I dare say you have asked yourself sometimes, why it was that I never managed to draw you into the house here, so that you might make your own way. Now that is one of the things impossible to me. I have not influence enough for that. George can never invite a friend of his even. Do you see? The people who do come here, come by particular license and association ... Capt. Surtees Cook being one of them. Once ... when I was in high favour too ... I asked for Mr. Kenyon to be invited to dinner—he an old college friend, and living close by and so affectionate to me always—I felt that he must be hurt by the neglect, and asked. It was in vain. Now, you see—“

This is a long quote and I hope you are still with me here. A couple of things stand out to me in this letter. The use of the word “terrors” is interesting in that she surely knows the meaning of the word. I don’t think this is hyperbole; he must have been a totally domineering man. The power over his adult children must have been amazing. Keep in mind that all of eight of her brothers turned against her for marrying Browning and leaving to lead (what we would call) a normal life.
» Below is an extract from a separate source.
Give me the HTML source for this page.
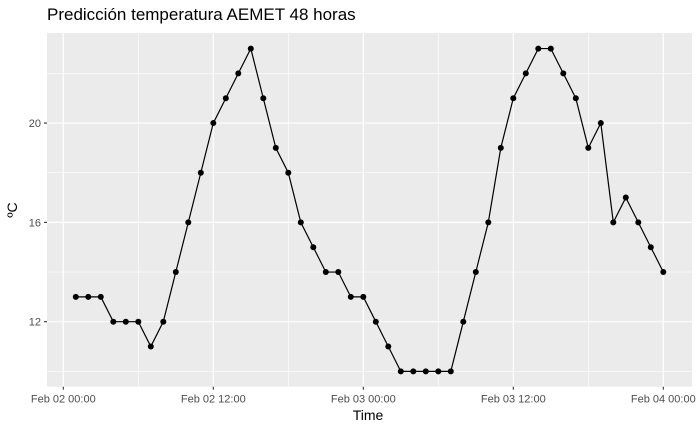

Next is the notion that she was grateful to him for never blaming her for her brother’s death by drowning, “……not saying aloud what I said to myself in my agony, 'If it had not been for you'...!” A truly loving parent would have disabused her of any guilt by assuring her that it was no fault of hers. Perhaps it never occurred to him that she felt at fault, but it is more realistic to understand that he did blame her for being ‘selfish’ and so punished her with silence.

Finally, this comment shows a maturity of understanding that makes me think that she had resigned herself to either live with the perpetual domination by pursuing a deeper inner life or resigning to death: “After all, he is the victim. He isolates himself—and now and then he feels it ... the cold dead silence all round, which is the effect of an incredible system.”

To be loved but feared. She never in her life gave up loving her father despite the fact that he treated her as dead after she left his house. She hung his portrait in her bedroom at Casa Guidi the rest of her life. Extraordinary. Christian.